PROBLEM TO SOLVE: Copy every line from the data below in which the string "chart" can be found.

** START OF RECORDS SUPPLIED **

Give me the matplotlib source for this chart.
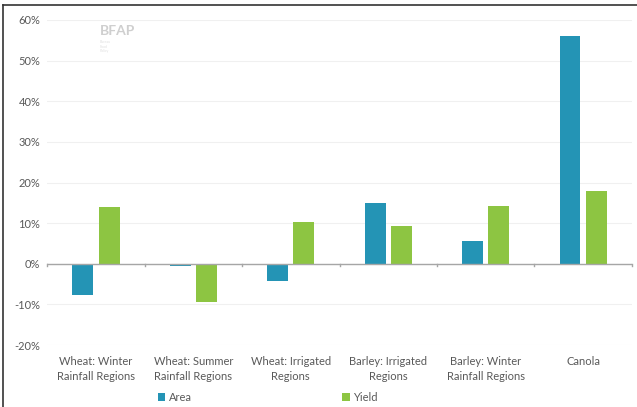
import numpy as np
import matplotlib.pyplot as plt
from matplotlib.lines import Line2D

# Values (% change)
categories = ["Wheat: Winter\nRainfall Regions", "Wheat: Summer\nRainfall Regions",
              "Wheat: Irrigated\nRegions", "Barley: Irrigated\nRegions",
              "Barley: Winter\nRainfall Regions", "Canola"]
area = [-7.6, -0.5, -4.3, 15.0, 5.5, 56.0]
yld = [14.0, -9.3, 10.2, 9.2, 14.2, 18.0]
yticks = [-20, -10, 0, 10, 20, 30, 40, 50, 60]

plt.rcParams['font.family'] = ['Lato', 'DejaVu Sans']

fig = plt.figure(figsize=(6.37, 4.07), dpi=100)
ax = fig.add_axes([0.074, 0.152, 0.918, 0.799])

x = np.arange(len(categories))
w = 0.215
ax.bar(x - 0.135, area, w, color='#2494B5', label='Area', zorder=3)
ax.bar(x + 0.135, yld, w, color='#8DC542', label='Yield', zorder=3)

ax.set_ylim(-20, 60)
ax.set_xlim(-0.5, len(categories) - 0.5)
ax.set_yticks(yticks)
ax.set_yticklabels([f"{v}%" for v in yticks], color='#595959', fontsize=8)
ax.grid(axis='y', color='#f0f0f0', linewidth=0.8, zorder=0)
ax.tick_params(axis='y', length=0, pad=5)

for s in ['top', 'right', 'left', 'bottom']:
    ax.spines[s].set_visible(False)
ax.axhline(0, color='#a6a6a6', linewidth=1.0, zorder=4)

ax.set_xticks(x)
ax.set_xticklabels(categories, color='#595959', fontsize=8, linespacing=1.45)
ax.tick_params(axis='x', which='major', length=0, pad=8)
# category boundary ticks on zero line
for b in np.arange(-0.5, len(categories), 1.0):
    ax.plot([b, b], [0, -0.6], color='#a6a6a6', linewidth=1.0, zorder=4, clip_on=False)

fig.legend(loc='lower center', bbox_to_anchor=(0.42, -0.015), ncol=2, frameon=False,
           fontsize=8, handlelength=0.7, handleheight=0.7, handletextpad=0.3,
           columnspacing=13.5, labelcolor='#595959')

# faint BFAP watermark
fig.text(0.157, 0.925, "BFAP", color='#cfcfcf', fontsize=10, fontweight='bold', va='center')
fig.text(0.157, 0.885, "Bureau\nFood\nPolicy", color='#e0e0e0', fontsize=2.5, va='center')

# image border (top and left)
fig.add_artist(Line2D([0.004, 1.0], [0.988, 0.988], color='#333333', linewidth=1.2))
fig.add_artist(Line2D([0.004, 0.004], [0.0, 0.988], color='#333333', linewidth=1.2))

fig.savefig('out.png', dpi=100)
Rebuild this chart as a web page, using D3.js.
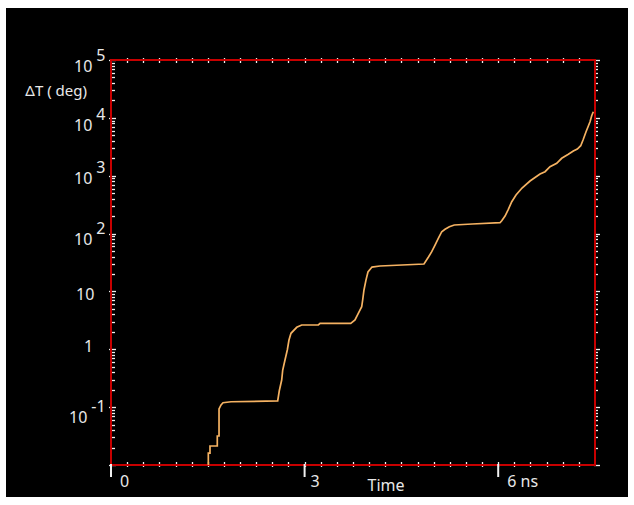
<!DOCTYPE html>
<html>
<head>
<meta charset="utf-8">
<script src="https://cdn.jsdelivr.net/npm/d3@7"></script>
<style>
  html, body { margin: 0; padding: 0; background: #ffffff; }
  svg { display: block; }
  text { font-family: "Noto Sans", "Open Sans", sans-serif; fill: #e8e8e8; }
</style>
</head>
<body>
<svg id="chart" width="634" height="505"></svg>
<script>
// Temperature rise ΔT (deg) against time (ns), log scale
const timeNs = [1.508, 1.508, 1.534, 1.534, 1.647, 1.647, 1.674, 1.674, 1.705, 1.736, 1.860, 2.583,
  2.608, 2.645, 2.661, 2.696, 2.732, 2.758, 2.789, 2.878, 2.955, 3.213, 3.240, 3.715,
  3.781, 3.832, 3.885, 3.900, 3.920, 3.951, 3.982, 4.044, 4.168, 4.850,
  4.917, 4.970, 5.021, 5.072, 5.125, 5.176, 5.243, 5.320, 5.599, 6.028,
  6.055, 6.106, 6.157, 6.210, 6.276, 6.369, 6.493, 6.648, 6.726, 6.803, 6.907,
  6.984, 7.087, 7.164, 7.226, 7.279, 7.319, 7.361, 7.397, 7.423, 7.449, 7.474];
const deltaT = [0.0055, 0.0161, 0.0161, 0.0213, 0.0213, 0.0317, 0.0317, 0.0929, 0.109, 0.119, 0.124, 0.128,
  0.192, 0.294, 0.438, 0.653, 0.973, 1.446, 1.89, 2.40, 2.63, 2.63, 2.81, 2.81,
  3.21, 4.19, 5.45, 7.11, 10.6, 15.7, 21.7, 26.4, 27.5, 29.8,
  38.9, 48.6, 63.4, 82.8, 107.7, 118.5, 131.5, 140.6, 146.3, 154.1,
  166.8, 201, 262.5, 355.6, 463.7, 612, 809, 1069, 1173, 1431, 1637,
  2000, 2344, 2673, 2893, 3302, 4257, 5758, 7225, 8570, 10890, 12760];

// Axis ticks and labels
const xDomain = [0, 7.5];
const yDomain = [1e-2, 1e5];
const xMajorTicks = [0, 3, 6];
const xTickLabels = ["0", "3", "6 ns"];
const xMinorStep = 0.25;
const yTickValues = [1e5, 1e4, 1e3, 1e2, 10, 1, 0.1];
const yTickBase = ["10", "10", "10", "10", "10", "1", "10"];
const yTickExp = ["5", "4", "3", "2", "", "", "-1"];
const xTitle = "Time";
const yTitle = "ΔT ( deg)";

const svg = d3.select("#chart");
const plotL = 111, plotR = 595, plotT = 60, plotB = 465;

svg.append("rect").attr("x", 6).attr("y", 8).attr("width", 622).attr("height", 489).attr("fill", "#000");

const x = d3.scaleLinear().domain(xDomain).range([plotL, plotR]);
const y = d3.scaleLog().domain(yDomain).range([plotB, plotT]);

// minor log ticks on left and right frame edges
const yMinor = [];
for (let e = -2; e < 5; e++) for (let m = 1; m < 10; m++) yMinor.push(m * Math.pow(10, e));
yMinor.push(1e5);

const ticksG = svg.append("g");
yMinor.forEach(v => {
  const yy = Math.round(y(v)) + 0.5;
  const major = Math.abs(Math.log10(v) - Math.round(Math.log10(v))) < 1e-9;
  ticksG.append("line").attr("x1", plotL - (major ? 2 : 0)).attr("x2", plotL + (major ? 5 : 4))
    .attr("y1", yy).attr("y2", yy).attr("stroke", "#f0f0f0").attr("stroke-width", 1.3);
  ticksG.append("line").attr("x1", plotR - 1).attr("x2", plotR + (major ? 5 : 3))
    .attr("y1", yy).attr("y2", yy).attr("stroke", "#f0f0f0").attr("stroke-width", 1.3);
});

// minor time ticks on bottom and top edges
d3.range(xDomain[0] + xMinorStep, xDomain[1], xMinorStep).forEach(t => {
  const xx = Math.round(x(t)) + 0.5;
  ticksG.append("line").attr("x1", xx).attr("x2", xx).attr("y1", plotB - 3).attr("y2", plotB + 2)
    .attr("stroke", "#f0f0f0").attr("stroke-width", 1.3);
  ticksG.append("line").attr("x1", xx).attr("x2", xx).attr("y1", plotT - 2).attr("y2", plotT + 3)
    .attr("stroke", "#f0f0f0").attr("stroke-width", 1.3);
});

// red frame
svg.append("rect").attr("x", plotL).attr("y", plotT).attr("width", plotR - plotL).attr("height", plotB - plotT)
  .attr("fill", "none").attr("stroke", "#c80000").attr("stroke-width", 2);

// major time ticks
xMajorTicks.forEach(t => {
  svg.append("line").attr("x1", x(t)).attr("x2", x(t)).attr("y1", plotB - 1).attr("y2", plotB + 12)
    .attr("stroke", "#f0f0f0").attr("stroke-width", 2);
});

// curve
svg.append("clipPath").attr("id", "plotClip").append("rect")
  .attr("x", plotL).attr("y", plotT - 2).attr("width", plotR - plotL).attr("height", plotB - plotT + 2);
const pts = timeNs.map((t, i) => [t, deltaT[i]]);
svg.append("path").datum(pts).attr("clip-path", "url(#plotClip)")
  .attr("d", d3.line().x(d => x(d[0])).y(d => y(d[1])))
  .attr("fill", "none").attr("stroke", "#f5b262").attr("stroke-width", 1.7);

// x tick labels
xMajorTicks.forEach((t, i) => {
  svg.append("text").attr("x", x(t) + (i === 1 ? 6 : 9)).attr("y", 487)
    .attr("font-size", 16).text(xTickLabels[i]);
});
svg.append("text").attr("x", 386).attr("y", 491).attr("text-anchor", "middle")
  .attr("font-size", 16).text(xTitle);

// y tick labels: base number with a raised exponent
const baseNudge = [12, 13, 8, 11, 9, 3, 16];
yTickValues.forEach((v, i) => {
  const yy = y(v) + baseNudge[i];
  const hasExp = yTickExp[i] !== "";
  const startX = hasExp ? (yTickExp[i].length > 1 ? 69 : 74) : (yTickBase[i] === "1" ? 84 : 76);
  const t = svg.append("text").attr("x", startX).attr("y", yy).attr("font-size", 16);
  t.append("tspan").text(yTickBase[i]);
  if (hasExp) t.append("tspan").attr("dx", 4).attr("dy", -11).text(yTickExp[i]);
});

svg.append("text").attr("x", 87).attr("y", 96).attr("text-anchor", "end")
  .attr("font-size", 15).text(yTitle);
</script>
</body>
</html>
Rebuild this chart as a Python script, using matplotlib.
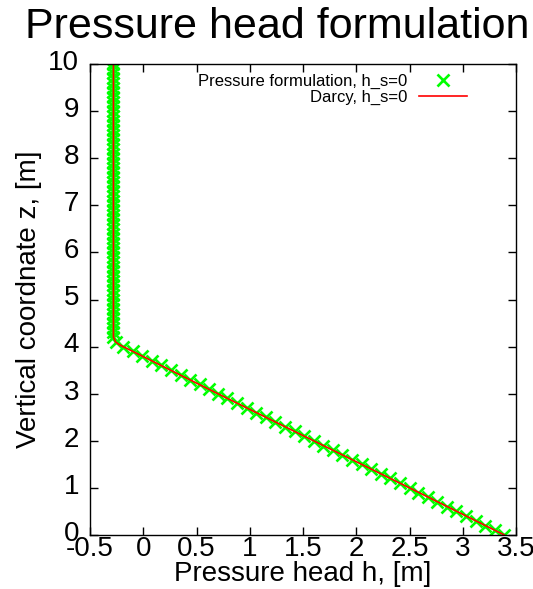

** END OF RECORDS SUPPLIED **

REPLY:
Give me the matplotlib source for this chart.
Rebuild this chart as a web page, using D3.js.
<svg id="chart" width="634" height="505"></svg>
const svg = d3.select("#chart");
Rebuild this chart as a Python script, using matplotlib.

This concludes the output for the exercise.